One of the English language's most skilled and beloved writers guides us all toward
precise, mistake-free grammar.
As usual Bill Bryson says it best- ""English is a dazzlingly
idiosyncratic tongue, full of quirks and irregularities that often seem willfully
at odds with logic and common sense. This is a language where 'cleave' can mean to
cut in half or to hold two halves together; where the simple word 'set' has 126 different
meanings as a verb, 58 as a noun, and 10 as a participial adjective; where if you
can run fast you are moving swiftly, but if you are stuck fast you are not moving
at all;
and
where 'colonel,' 'freight,' 'once,' and 'ache' are strikingly at odds
with their spellings."" As a copy editor for the London Times in the early 1980s,
Bill Bryson felt keenly the lack of an easy-to-consult, authoritative guide to avoiding
the traps and snares in English, and so he brashly suggested to a publisher that
he should write one. Surprisingly, the proposition was accepted, and for ""a sum of
money carefully gauged not to cause embarrassment or feelings of overworth,"" he proceeded
to write that book-his first, inaugurating his stellar career.
Now, a decade and
a half later, revised, updated, and thoroughly (but not overly) Americanized, it
has become Bryson's Dictionary of Troublesome Words, more than ever an essential
guide to the wonderfully disordered thing that is the English language.

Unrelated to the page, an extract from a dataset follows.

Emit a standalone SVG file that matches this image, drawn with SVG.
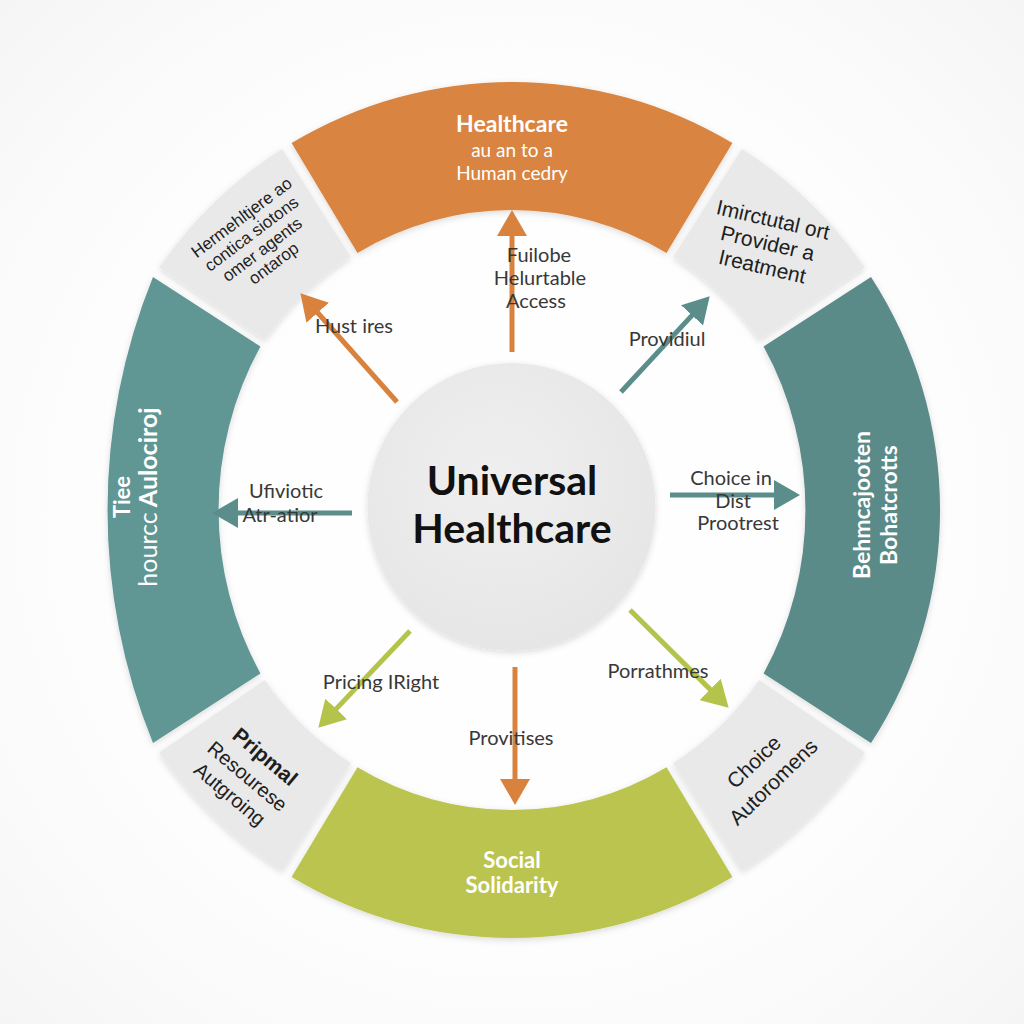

With some
one thousand entries, from ""a, an"" to ""zoom,"" that feature real-world examples of
questionable usage from an international array of publications, and with a helpful
glossary and guide to pronunciation, this precise, prescriptive, and-because it is
written by Bill Bryson-often witty book belongs on the desk of every person who cares
enough about the language not to maul or misuse or distort it.